Dengan legawa, Sukrisno mengakui timnya belum mampu mengupas biji jali agar bisa diolah menjadi bahan makanan layaknya gabah menjadi beras.

Hal itu dianggapnya sebagai keterbatasan karena langkahnya mengupayakan diversifikasi pangan dengan biji jali masih baru dimulai.

Sukrisno mengaku, eLSi Camp akan memberi Desa Sukorejo mesin selepan jika produksi biji jali mereka sudah banyak dan kontinyu. Tidak sabar dengan hasil tersebut, Sukrisno menggebu-gebu membangun lingkungan yang mendukung untuk produksi biji jali.

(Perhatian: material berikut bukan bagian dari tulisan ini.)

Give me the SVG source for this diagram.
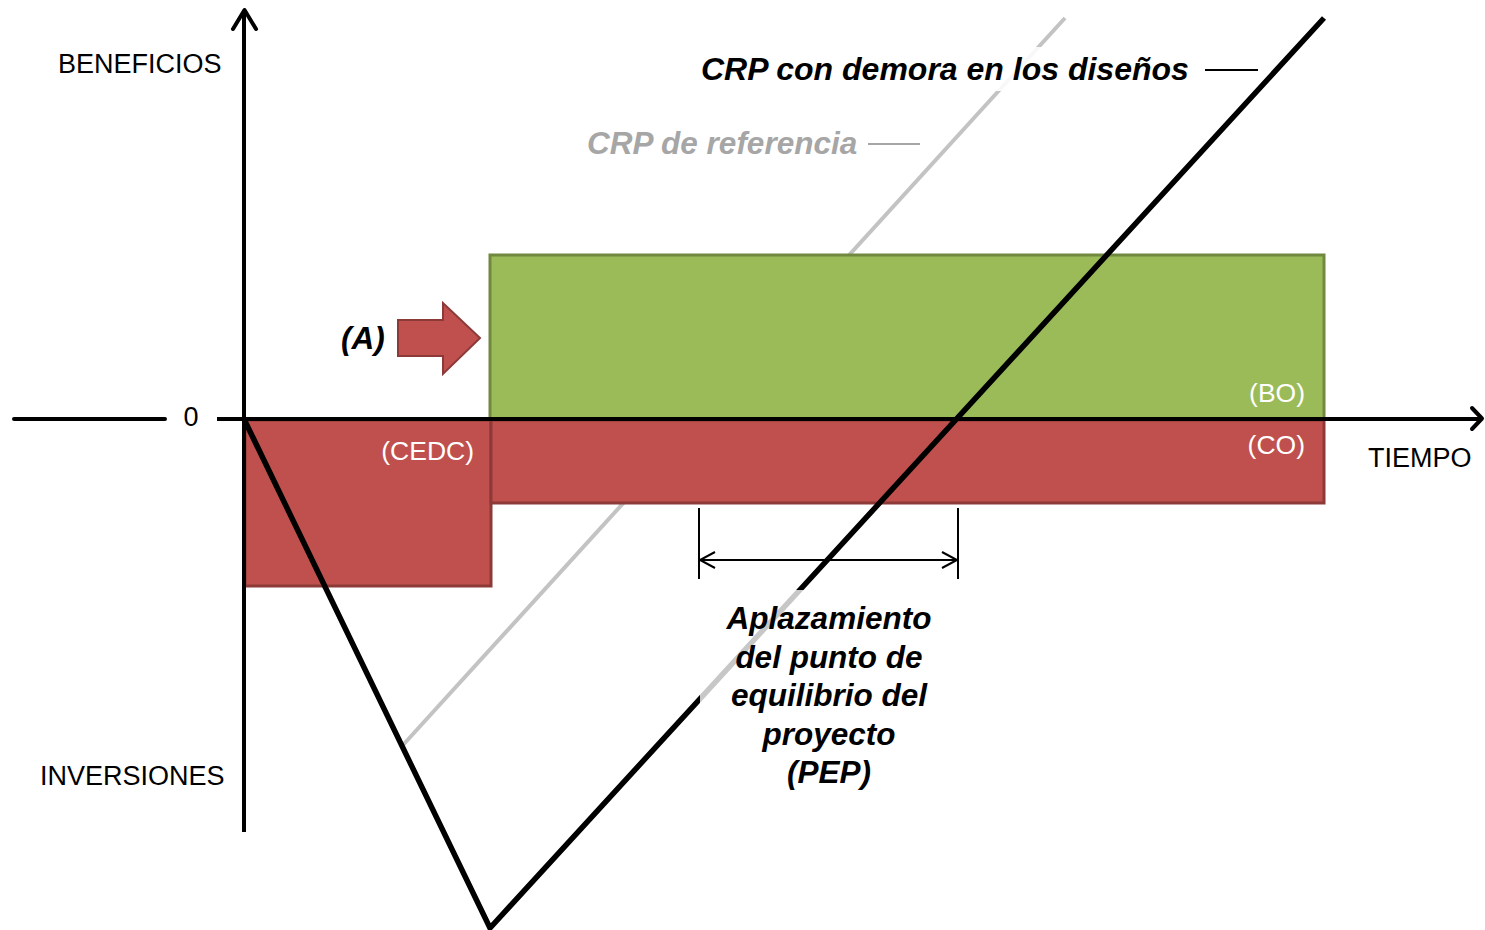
<svg xmlns="http://www.w3.org/2000/svg" width="1485" height="930" viewBox="0 0 1485 930">
<style>
.lbl{font-family:"Liberation Sans",Arial,sans-serif;font-size:27px;fill:#000}
.wl{font-family:"Liberation Sans",Arial,sans-serif;font-size:26.5px;fill:#fff}
.bi{font-family:"Liberation Sans",Arial,sans-serif;font-size:31.5px;font-weight:bold;font-style:italic;fill:#000}
.red{fill:#C0504D;stroke:#8C3A38;stroke-width:3}
.green{fill:#9BBB59;stroke:#71893F;stroke-width:3}
.axis{stroke:#000;stroke-width:4;fill:none}
.veil{fill:#fff;fill-opacity:0.78}
</style>
<rect width="1485" height="930" fill="#fff"/>
<g id="crp-referencia-line">
<line x1="403" y1="745" x2="1065" y2="18" stroke="#C3C3C3" stroke-width="4"/>
</g>
<g id="cedc"><rect class="red" x="245" y="420" width="246" height="166"/></g>
<g id="co"><rect class="red" x="491" y="420" width="833" height="83"/></g>
<g id="bo"><rect class="green" x="490" y="255" width="834" height="164"/></g>
<g id="connectors">
<line class="axis" x1="14" y1="419" x2="165" y2="419" stroke-linecap="round"/>
<line class="axis" x1="217" y1="419" x2="1481" y2="419"/>
<polyline class="axis" points="1472,408 1482,418.5 1472,429" stroke-linecap="round" stroke-linejoin="round"/>
<line class="axis" x1="244" y1="832" x2="244" y2="10"/>
<polyline class="axis" points="233,29 244.5,10 256,29" stroke-linecap="round" stroke-linejoin="round"/>
<polyline points="244,419 490,928 1324,18" fill="none" stroke="#000" stroke-width="5.5"/>
<line x1="699" y1="508" x2="699" y2="579" stroke="#000" stroke-width="2"/>
<line x1="958" y1="508" x2="958" y2="579" stroke="#000" stroke-width="2"/>
<line x1="700" y1="560" x2="957" y2="560" stroke="#000" stroke-width="2"/>
<polyline points="715,552 700,560 715,568" fill="none" stroke="#000" stroke-width="2"/>
<polyline points="942,552 957,560 942,568" fill="none" stroke="#000" stroke-width="2"/>
<line x1="1205" y1="70" x2="1258" y2="70" stroke="#000" stroke-width="2"/>
<line x1="868" y1="144" x2="920" y2="144" stroke="#A6A6A6" stroke-width="2"/>
</g>
<g id="arrow-a">
<polygon points="398,320 443,320 443,303 480,338 443,374 443,356 398,356" fill="#C0504D" stroke="#8C3A38" stroke-width="2"/>
<text class="bi" x="341" y="349">(A)</text>
</g>
<g id="labels">
<text class="lbl" x="58" y="73">BENEFICIOS</text>
<text class="lbl" x="40" y="785">INVERSIONES</text>
<text class="lbl" x="191" y="426" text-anchor="middle">0</text>
<text class="lbl" x="1368" y="467">TIEMPO</text>
<text class="wl" x="474" y="460" text-anchor="end">(CEDC)</text>
<text class="wl" x="1305" y="402" text-anchor="end">(BO)</text>
<text class="wl" x="1305" y="454" text-anchor="end">(CO)</text>
</g>
<g id="title-demora">
<rect class="veil" x="696" y="47" width="500" height="44" style="fill-opacity:0.88"/>
<text class="bi" x="701" y="80" style="font-size:32px">CRP con demora en los diseños</text>
</g>
<g id="title-referencia">
<text class="bi" x="587" y="154" style="fill:#A6A6A6">CRP de referencia</text>
</g>
<g id="pep">
<rect class="veil" x="700" y="590" width="258" height="210"/>
<text class="bi" text-anchor="middle" x="829" y="629">Aplazamiento</text>
<text class="bi" text-anchor="middle" x="829" y="667.5">del punto de</text>
<text class="bi" text-anchor="middle" x="829" y="706">equilibrio del</text>
<text class="bi" text-anchor="middle" x="829" y="744.5">proyecto</text>
<text class="bi" text-anchor="middle" x="829" y="783">(PEP)</text>
</g>
</svg>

Hal tersebut dia lakukan dengan mulai menggarap peraturan desa (Perdes) tentang mengajak masyarakat Desa Sukorejo menanam dan mengkonsumsi biji jali. Sukrisno mengaku, masyarakat antusias dengan program diversifikasi pangan.

Sukrisno bisa jumawa, program biji jali sudah mulai berjalan dan itu semua berkat dirinya. Saat ini program sudah mencapai pelatihan dan pengolahan pascapanen.

Sembari tertawa, Sukrisno juga mengatakan jali merupakan tanaman asli Sragen yang dulunya dikonsumsi sejak dahulu sebelum dilaksanakannya Revolusi Hijau. Kini, produksi jali paling luas ada di Sukorejo dan belum ada di wilayah Sragen lainnya.

Sukrisno sendiri mencintai biji jali karena mempermudah pola dietnya. Dengan malu-malu dia mengaku sehari dia bisa makan nasi lima kali sehari.

Namun saat mengkonsumsi jali selama tiga hari, setiap harinya Sukrisno hanya butuh makan dua kali sehari saja. Dia tercengang atas hal itu.

Setelah dia pelajari, jali memang merupakan biji-bijian tinggi kalori dan rendah gula. Itu sebabnya dia bersemangat menginisiasi program diversifikasi pangan dengan jali.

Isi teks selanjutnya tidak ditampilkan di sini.